Interview: Rina Bernabei on ceramics

By Penny Craswell

Sydney industrial designer and UNSW academic Rina Bernabei has turned her hand to ceramics in a new range. So what’s the difference between designing for production and making by hand? We asked her to find out.

Ceramics by Rina Bernabei. Image: Supplied

Tell us about your industrial design work. And why the move to ceramics?

While, I have always loved ceramics from afar, I actually got into ceramics when I received a grant to do a 3D ceramic printing project. I felt I needed to understand the material more so signed up to a four-week course, which included wheel throwing.

I love the immediacy of ceramics, in industrial design you can design something, and it can take months or years to see the final product, once it has been through prototyping and production. With ceramics, you sit at the wheel and in no time you basically have a product, of course with trimming and finishing still to come, but basically that’s it! This is both thrilling and scary.

What’s different about the process of ceramics versus the design you usually do?

Well as any beginner knows, when you are learning, the clay tells you what you can make, this was really quite confronting to me, as I always would draw up concepts and they got made. For many months I would sit at the wheel, and what was in my head never really eventuated in the clay product. So the process was very different, and I needed to allow the clay to dictate the forms to a large degree. This is still the case of course, but I now can mostly make what I conceive.

Platters by Rina Bernabei. Image: supplied

Can you talk about what materials you use?

I have always been drawn to Japanese mingei style ceramics, through much travelling in Japan. So when I started in ceramics, even the 3D printed ceramics, I wanted to use stoneware and terracotta. I love the earthiness of these clays. I also love that some of these clays have imperfections – such as speckling and gritty bits – I am definitely not a fine porcelain person. I am also very interesting in pairing this with digital fabrication, and other forms of crafts such as basketry, and I have had a few exhibitions of this work.

How did you approach the design of this series? What’s it called?

I don’t know if I call this a series – maybe because I don’t think I am really a ceramicist – I am an industrial designer working in clay. I am still trying to find my visual language in this medium, which changes if it’s hand thrown or 3D printed. This body of work definitely embraces the organic nature of the material and the non-mass manufacture in terms of its forms and finishes.

How does this work tie-in with your teaching work at UNSW – if at all?

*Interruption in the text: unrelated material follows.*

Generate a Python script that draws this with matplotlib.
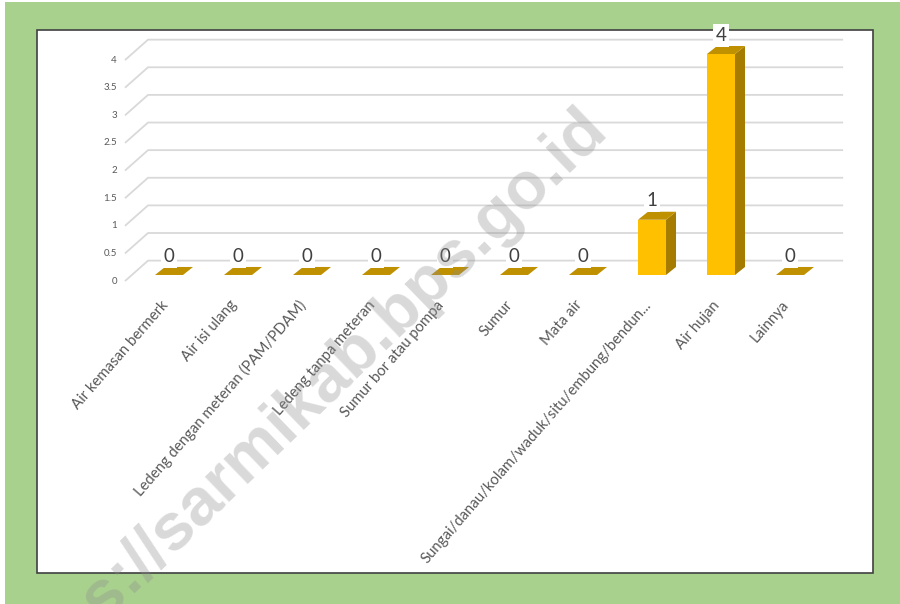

So it has really been interesting how ceramics is becoming part of all my practice and research. In terms of teaching, I am a firm advocate of the making process informing the design, and industrial designers working directly with material not just designing on the computer. I have introduced making into my studios in all mediums, more so than in the past. Students who have ceramic elements in their work seek my advice and I also work with fourth-year students who I think now feel braver to undertake a ceramic project. I also think my industrial design/ceramic work is a bit of a role model for alternate pathways in the industrial designer career.

Also in terms of my academic research, ceramics, handcrafts and the cross-over with digital fabrication,  (hybrid product design) has become an area I am doing a lot of work in. This year I was invited to Kyushu University to give a lecture on my 3D printed ceramics, and meet local ceramicists, and I will be retuning in late January to run a project in Kyushu  with regards to ceramics and digital fabrication.

Green cups by Rina Bernabei. Image: Supplied

Where do you sell it?

I currently sell it at the Object shop, and at T Totaler in the Galleries Victoria. I also have been part of a pop up with Kil.n.it shared ceramic studios in Glebe. I have had lots of places offer to take my stuff, but I don’t want to be only making to fill orders, as this is not my only work commitment so I think next year I will need to really think about what the best outlets are for me.

What do you hope for this work moving forward?

I’m really looking forward to working with local ceramicists in Japan early in the year and hopefully continuing this into an exhibition of works.

I also want to refine what I make and perhaps develop a more individualistic style. I have a few ceramic projects underway with bernabeifreeman, and some prominent homeware companies, and hopefully they will come to fruition.